Team Smart Power:
Karl: "Would you say that, overall, the strategy's been a success?"
Earnest: "Well, Jon, yeah. I mean, overall? Yes."
Calm down, people:
Earnest on Ramadi: "Are we going to light our hair on fire every time there's a setback?"
— Jim Acosta (@Acosta) May 19, 2015
The chilling reality of the fall of Ramadi, via the New Yorker:
Over the weekend, as ISIS fighters rolled into Ramadi, the capital of Iraq’s Anbar Province, one of them posted a video to the Internet. It was shot from a recently captured Iraqi police station, and showed box after box of American mortar shells and bullets that appeared shiny and new. Several Humvees, apparently not long out of the packing crates, sat abandoned nearby. “This is how we get our weapons,” the narrator said in Arabic. “The Iraqi officials beg the Americans for weapons, and then they leave them here for us.” Depressing, isn’t it? The fall of Ramadi is not just a bleak symbolic defeat for the Iraqi government and its allies, including the United States. During the nearly nine years that American troops fought in Iraq, Anbar Province was one of the most lethal places for American soldiers and Marines; some thirteen hundred died there. In 2008, though, when the Americans finally handed the city back to the Iraqi Army, many of the American Marines present at the ceremony there were not even carrying weapons. After so much bloodshed, Ramadi had become one of the safest cities in the country. All of that is gone now. Along with the western half of Mosul, which ISIS captured last summer, Ramadi represents the second pillar of the group’s Iraqi domain...
And then there is the loss of Ramadi itself. Without it, most of Anbar’s populated areas are now in ISIS’s hands. (Fallujah has been under ISIS control since last year.) The big airbase at Al Assad, which was the center for much of the Iraqi Army’s (and American) operations, is now cut off in the desert. “The fall of Ramadi is a game-changer,” Jessica Lewis McFate, the head of research at the Institute for the Study of War, which released a detailed report on the war just before Ramadi’s fall, said. “Whatever confidence remained the Iraqi security forces is likely to collapse.”
And here are the Washington Post's editors, "lighting their hair on fire," as the White House might derisively characterize the concerns raised in this house editorial:
IT HAS been apparent for some time that the United States lacks a strategy to fulfill President Obama’s pledge to “degrade and ultimately destroy” the Islamic State since it has no plan to root out the terrorists’ base in Syria. There was hope, though, that Mr. Obama’s half-measures might be enough to blunt the Islamic State’s advances in Iraq, leaving the Syria problem for the next U.S. president. With the stunning fall of Ramadi on Sunday, even that modest optimism is questionable... U.S. airstrikes late last week proved powerless to block a sophisticated Islamic State offensive to capture Ramadi, the capital of Anbar province 80 miles west of Baghdad. Once again, the Islamist terrorists are slaughtering captives and sending civilians fleeing in fear. Once again, they have seized U.S. military equipment, including about 30 vehicles the government sent into Ramadi the day before its fall. Once again, in the absence of more intensive help from the United States, the Iraqi government is turning to Shiite militia and the Iranian armed forces that support them.
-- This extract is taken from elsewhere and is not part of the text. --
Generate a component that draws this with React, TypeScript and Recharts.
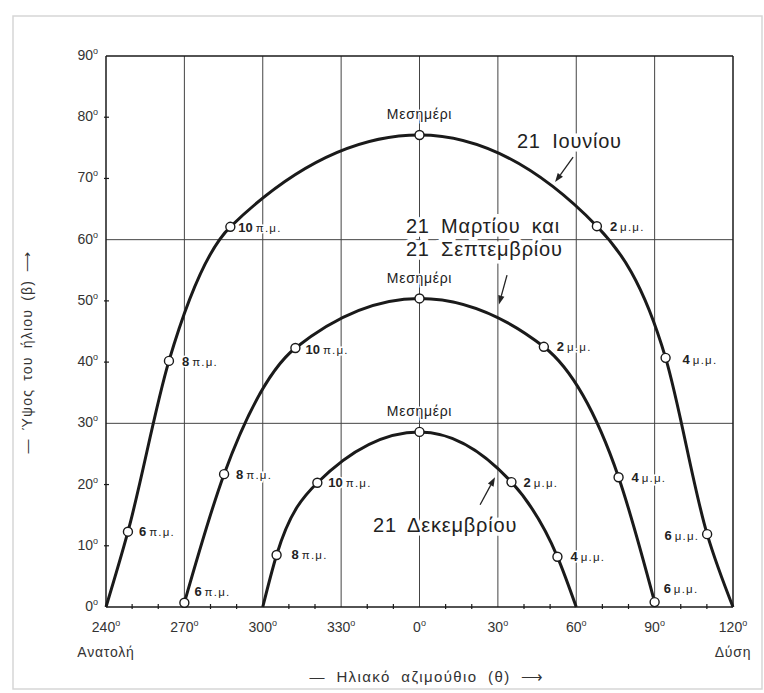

If this constitutes "overall success," one shudders to envisage what failure might look like. This 'JV squad' is on the march, scoring major victories -- both literal and symbolic. ISIS is also expanding its footprint within the chaotic, failed state of Libya, yet another consequence of the disastrous Obama/Hillary/Kerry foreign policy. The administration was briefed on the burgeoning threat of ISIS, with specificity over many months, but couldn't be bothered to develop a strategy to combat the barbaric terrorist army. Domestic political narratives were far too important, which also explains Obama's historic failure to achieve a status of forces agreement that could have safeguarded many of the extremely hard-fought gains in Iraq and contained ISIS' outbreak to Syria. But here we are today, and the White House would like you to stop worrying about it, thank you very much.